Vieux comme le jeu

Selon les historiens, les jouets ont toujours existé. Mais leur fonction a pu changer au fil du temps.

Claude-Marie Vadrot  • 18 décembre 2014 abonné·es
Vieux comme le jeu
© Image : Amoret Tanner Collection/The Art Archive/The Picture Desk/afp

Les jouets ont-ils toujours existé ? Sans doute, si l’on en croit l’historienne Marie-Madeleine Rabecq-Maillard, qui fait remonter leur naissance au temps des cavernes. Lorsque les mères, pour faire tenir leurs enfants tranquilles, leur distribuaient « des cailloux polis et des coquillages [^2] ». Elle ajoute que ces babioles ont été rapidement complétées par des « poupées aux formes rudimentaires ». Comme celles, quoiqu’un peu plus sophistiquées, retrouvées dans des tombes égyptiennes d’enfants du XXe siècle avant notre ère.

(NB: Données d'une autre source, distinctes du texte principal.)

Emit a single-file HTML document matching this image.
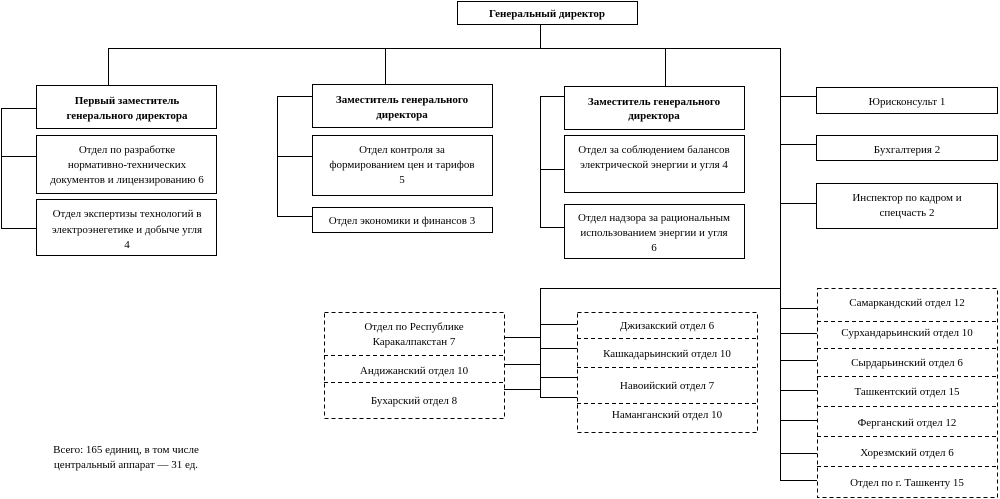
<!DOCTYPE html>
<html><head><meta charset="utf-8"><style>
html,body{margin:0;padding:0;background:#fff;}
svg{display:block;}
text{font-family:"Liberation Serif",serif;font-size:11px;fill:#000;text-anchor:middle;}
.b{font-weight:bold;}
</style></head><body>
<svg width="1000" height="499" viewBox="0 0 1000 499">
<g fill="none" stroke="#000" stroke-width="1" shape-rendering="crispEdges">
<!-- top -->
<rect x="457.5" y="1.5" width="180" height="23"/>
<path d="M540.5 24V48.5M108.5 48.5H780.5M108.5 48V85M385.5 48V84M665.5 48V86M780.5 48V480"/>
<!-- col1 -->
<rect x="36.5" y="85.5" width="180" height="43"/>
<rect x="36.5" y="135.5" width="180" height="58"/>
<rect x="36.5" y="199.5" width="180" height="56"/>
<path d="M1.5 108.5H36M1.5 156.5H36M1.5 228.5H36M1.5 108V229"/>
<!-- col2 -->
<rect x="312.5" y="84.5" width="180" height="43"/>
<rect x="312.5" y="135.5" width="180" height="60"/>
<rect x="312.5" y="207.5" width="180" height="25"/>
<path d="M277.5 96.5H312M277.5 156.5H312M277.5 216.5H312M277.5 96V217"/>
<!-- col3 -->
<rect x="564.5" y="86.5" width="180" height="43"/>
<rect x="564.5" y="135.5" width="180" height="57"/>
<rect x="564.5" y="204.5" width="180" height="54"/>
<path d="M540.5 96.5H564M540.5 169.5H564M540.5 227.5H564M540.5 96V228"/>
<!-- right -->
<rect x="816.5" y="87.5" width="181" height="26"/>
<rect x="816.5" y="135.5" width="181" height="25"/>
<rect x="816.5" y="183.5" width="181" height="45"/>
<path d="M780.5 96.5H816M780.5 144.5H816M780.5 203.5H816"/>
<!-- bottom connectors -->
<path d="M540.5 288.5H780.5M540.5 288V397M504 337.5H540M504 364.5H540M504 389.5H540M540 324.5H577M540 348.5H577M540 377.5H577M540 397.5H577"/>
<path d="M780 308.5H817M780 333.5H817M780 360.5H817M780 390.5H817M780 420.5H817M780 453.5H817M780 480.5H817"/>
</g>
<g fill="none" stroke="#000" stroke-width="1" stroke-dasharray="4,3" shape-rendering="crispEdges">
<rect x="324.5" y="312.5" width="180" height="106"/>
<path d="M324 355.5H505M324 382.5H505"/>
<rect x="577.5" y="312.5" width="180" height="120"/>
<path d="M577 338.5H758M577 367.5H758M577 403.5H758"/>
<rect x="817.5" y="288.5" width="180" height="209"/>
<path d="M817 321.5H998M817 348.5H998M817 376.5H998M817 406.5H998M817 436.5H998M817 466.5H998"/>
</g>
<text class="b" x="547" y="17">Генеральный директор</text>
<text class="b" x="127" y="104">Первый заместитель</text>
<text class="b" x="127" y="119">генерального директора</text>
<text x="127" y="153">Отдел по разработке</text>
<text x="127" y="168">нормативно-технических</text>
<text x="127" y="183">документов и лицензированию 6</text>
<text x="127" y="217">Отдел экспертизы технологий в</text>
<text x="127" y="233">электроэнегетике и добыче угля</text>
<text x="127" y="248">4</text>
<text class="b" x="402" y="103">Заместитель генерального</text>
<text class="b" x="402" y="118">директора</text>
<text x="402" y="153">Отдел контроля за</text>
<text x="402" y="168">формированием цен и тарифов</text>
<text x="402" y="183">5</text>
<text x="402" y="224">Отдел экономики и финансов 3</text>
<text class="b" x="654" y="105">Заместитель генерального</text>
<text class="b" x="654" y="119">директора</text>
<text x="654" y="153">Отдел за соблюдением балансов</text>
<text x="654" y="168">электрической энергии и угля 4</text>
<text x="654" y="221">Отдел надзора за рациональным</text>
<text x="654" y="236">использованием энергии и угля</text>
<text x="654" y="251">6</text>
<text x="907" y="105">Юрисконсульт 1</text>
<text x="907" y="153">Бухгалтерия 2</text>
<text x="907" y="201">Инспектор по кадром и</text>
<text x="907" y="216">спецчасть 2</text>
<text x="414" y="330">Отдел по Республике</text>
<text x="414" y="345">Каракалпакстан 7</text>
<text x="414" y="374">Андижанский отдел 10</text>
<text x="414" y="404">Бухарский отдел 8</text>
<text x="667" y="329">Джизакский отдел 6</text>
<text x="667" y="357">Кашкадарьинский отдел 10</text>
<text x="667" y="389">Навоийский отдел 7</text>
<text x="667" y="418">Наманганский отдел 10</text>
<text x="907" y="306">Самаркандский отдел 12</text>
<text x="907" y="336">Сурхандарьинский отдел 10</text>
<text x="907" y="366">Сырдарьинский отдел 6</text>
<text x="907" y="395">Ташкентский отдел 15</text>
<text x="907" y="426">Ферганский отдел 12</text>
<text x="907" y="456">Хорезмский отдел 6</text>
<text x="907" y="486">Отдел по г. Ташкенту 15</text>
<text x="126" y="453">Всего: 165 единиц, в том числе</text>
<text x="126" y="468">центральный аппарат — 31 ед.</text>
</svg>
</body></html>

Faites de chiffons, les poupées antiques ont toutes disparu. Mais pas celles en terre cuite ou sculptées dans du bois, voire dans de l’os, comme chez les Amérindiens ou les peuples du Nord – Lapons ou Nénets sibériens. Les poupées de métal apparaissent au Haut Moyen Âge mais, de la Renaissance à la fin de l’Ancien Régime, elles sont destinées aux adultes. Leur usage et leur confection connaîtront ensuite une expansion régulière, devenant le jouet dominant des petites filles, et longtemps celui des garçons. Très ancien lui aussi, le cerceau est signalé en Grèce deux cents ans avant J.-C. En Europe, dans les tableaux de Bruegel, peintre flamand du XVIe siècle, cerceaux et poupées figurent encore ensemble. Aujourd’hui disparu en Occident (ou transformé en « hula-hoop » dans les années 1960 aux États-Unis), ce « jouet du pauvre » fabriqué par les enfants avec des bois recourbés maintenus par des ficelles ou du fil de fer, continue d’exister en Afrique, notamment. S’il est difficile, à travers ** les ** représentations anciennes, de déterminer depuis quand les enfants jouent à la balle, des toupies et des chariots de bois ont en revanche été retrouvés dans des tombes très anciennes, y compris dans celle de Toutankhamon. Les hochets, les dés et les osselets font leur apparition au Ier millénaire avant J.-C. Les jouets sont essentiellement fabriqués par la famille, ou par les domestiques dans les milieux riches, et il faut attendre la fin du Moyen Âge pour qu’ils sortent du cercle familial et voyagent dans les havresacs des colporteurs. Mais rares sont ceux qui ont les moyens de les offrir à leurs enfants. Vers la fin du XVIe siècle, ces marchands ambulants apporteront les premiers petits soldats en étain, qui sont alors fabriqués à Nuremberg, en Allemagne. Destinés aux enfants comme aux adultes, ils coûtent eux aussi très cher mais connaissent un grand succès, signant l’amorce d’une distribution plus large.

Le XIXe siècle est un tournant. Le jouet est désormais uniquement destiné aux enfants et a quitté les établis des « bimbelotiers » pour être fabriqué et diffusé en masse. Les premiers grands magasins contribuent à ce développement, dont les poupées, à l’allure de plus en plus travaillée, sont le produit phare. Stimulés par l’importance grandissante des fêtes de Saint-Nicolas et de Noël, parents et enfants prennent aussi l’habitude de se rendre dans les boutiques spécialisées apparues au début du XXe siècle. Les années 1920 ouvrent une période de baisse des prix et de démocratisation de ce qui était jusqu’alors un objet de luxe. Le XXe siècle inaugure l’âge d’or du jouet. Avec le matraquage publicitaire, notamment à la télévision, l’enfant devient une cible privilégiée du marketing, qui le considère désormais « comme prescripteur à part entière des pratiques de consommation de la famille [^3] ».

[^2]: Histoire du Jouet, Marie-Madeleine Rabecq-Maillard, Hachette, 1962.

[^3]: Le Jouet et ses usages sociaux, Sandrine Vincent, La Dispute, 2001.